Of these two orators the one arrives at a full understanding of his case only when he yields himself to emotion; it is only this that pumps sufficient blood and heat into his brain to compel his high intellectuality to reveal itself. The other attempts, indeed, now and then to do the same: to state his case sonorously, vehemently, and spiritedly with the aid of emotion, - but usually with bad success. He then very soon speaks obscurely and confusedly; he exaggerates, makes omissions, and excites suspicion of the justice of his case: indeed, he himself feels this suspicion, and the sudden changes into the coldest and most repulsive tones (which raise a doubt in the hearer as to his passionateness being genuine) are thereby explicable.
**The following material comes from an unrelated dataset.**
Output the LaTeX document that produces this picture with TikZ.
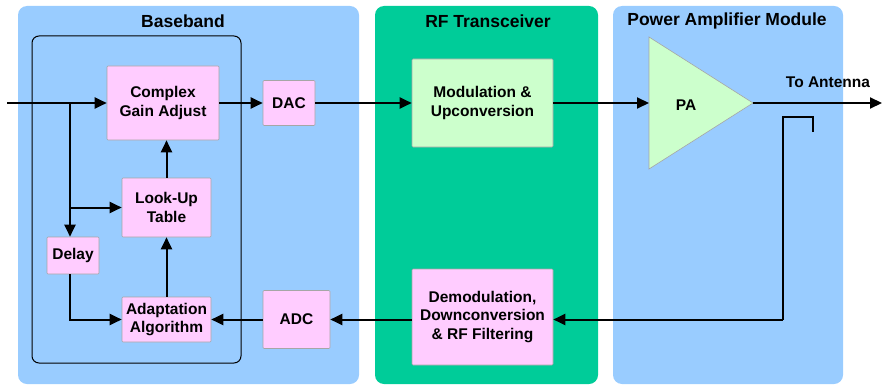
\documentclass[tikz,border=0pt]{standalone}
\usepackage{fontspec}
\setmainfont{Liberation Sans}
\usetikzlibrary{arrows.meta,positioning}
\definecolor{bbblue}{HTML}{99CCFF}
\definecolor{rfgreen}{HTML}{00CC99}
\definecolor{boxpink}{HTML}{FFCCFF}
\definecolor{boxgreen}{HTML}{CCFFCC}
\begin{document}
\begin{tikzpicture}[x=1pt,y=-1pt,>={Triangle[length=12pt,width=11pt]},line width=2pt,
  panel/.style={fill=#1,draw=none,rounded corners=9pt},
  ttl/.style={font=\fontsize{17.5}{20}\selectfont\bfseries},
  b/.style={draw=black!35,line width=0.6pt,fill=boxpink,rounded corners=1pt,align=center,
    inner sep=1pt,font=\fontsize{15.5}{18.5}\selectfont\bfseries},
  sz/.style 2 args={minimum width=#1pt,minimum height=#2pt}]
  \useasboundingbox (0,0) rectangle (882,385);
  % panels
  \fill[panel=bbblue] (18,6) rectangle (359,384);
  \fill[panel=rfgreen] (375,6) rectangle (598,384);
  \fill[panel=bbblue] (613,6) rectangle (843,384);
  \node[ttl] (tbb) at (183,21) {Baseband};
  \node[ttl] (trf) at (488,21) {RF Transceiver};
  \node[ttl] (tpa) at (727,21) {Power Amplifier Module};
  \draw[line width=1pt,rounded corners=7pt] (32,36) rectangle (241,363);
  % blocks
  \node[b,sz={112}{74}] (cga) at (163,103) {Complex\\Gain Adjust};
  \node[b,sz={52}{45}] (dac) at (289,103) {DAC};
  \node[b,sz={89}{59}] (lut) at (166.5,207.5) {Look-Up\\Table};
  \node[b,sz={52}{37}] (delay) at (73,255.5) {Delay};
  \node[b,sz={89}{45}] (adapt) at (166.5,319.5) {Adaptation\\Algorithm};
  \node[b,sz={67}{58}] (adc) at (296.5,319.5) {ADC};
  \node[b,fill=boxgreen,sz={141}{88}] (mod) at (482.5,103) {Modulation \&\\Upconversion};
  \node[b,sz={141}{96}] (demod) at (482.5,317) {Demodulation,\\Downconversion\\\& RF Filtering};
  % PA
  \coordinate (pain) at (649,103);
  \coordinate (paout) at (753,103);
  \draw[fill=boxgreen,draw=black!35,line width=0.6pt] (649,37) -- (paout) -- (649,169) -- cycle;
  \node[font=\fontsize{15.5}{18}\selectfont\bfseries] (pa) at (686,105) {PA};
  \node[font=\fontsize{15.5}{18}\selectfont\bfseries] (ant) at (828,82) {To Antenna};
  % coupler
  \coordinate (in) at (7,103);
  \coordinate (br) at (70,103);
  \coordinate (out) at (882,103);
  \coordinate (cpl) at (783,319.5);
  \draw (813,132) -- (813,117) -- (783,117) -- (cpl);
  % signal flow
  \draw[->] (in) -- (cga.west);
  \draw[->] (br) -- (br |- delay.north);
  \draw[->] (br |- lut.west) -- (lut.west);
  \draw[->] (br |- delay.south) |- (adapt.west);
  \draw[->] (adapt.north) -- (lut.south);
  \draw[->] (lut.north) -- (lut.north |- cga.south);
  \draw[->] (cga.east) -- (dac.west);
  \draw[->] (dac.east) -- (mod.west);
  \draw[->] (mod.east) -- (pain);
  \draw[->] (paout) -- (out);
  \draw[->] (cpl) -- (demod.east |- cpl);
  \draw[->] (demod.west |- adc.east) -- (adc.east);
  \draw[->] (adc.west) -- (adapt.east);
\end{tikzpicture}
\end{document}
With him emotion always drowns the spirit; perhaps because it is stronger than in the former. But he is at the height of his power when he resists the impetuous storm of his feeling, and as it were scorns it; it is then only that his spirit emerges fully from its concealment, a spirit logical, mocking and playful, but nevertheless awe-inspiring.
The Gay Science
Book II - Aphorism # 96
We beginners!
How much an actor sees and divines when he watches another act! He knows when a muscle employed in some gesture fails in its duty; he segregates those little, artificial things which have been practised one by one cold-bloodedly before the mirror and then refuse to integrate themselves into the whole; he feels it when the actor is surprised by his own inventiveness on the stage and then spoils it through being surprised. Again, how differently a painter observes a person moving before him! For he at once visualises many more things in addition, so as to make a complete picture of what is presently before his eyes and to realise its whole effectiveness; in his mind he illuminates the same object in several different ways; he divides the effect of the whole by adding to it an antithetical contrast. If only we possessed the eye of this actor and this painter for the domain of human souls!
Daybreak
Book V - Aphorism # 533
Hope as arrogance.
Our social order will slowly melt away, as all earlier orders have done when the suns of new ideas shone forth with new warmth over the people. One can desire this melting only in that one has hope; and one may reasonably have hope only if one credits his own heart and head, and that of his equals, with more strength than one credits to the representatives of the existing order. Usually, then, this hope will be arrogance, an overestimation.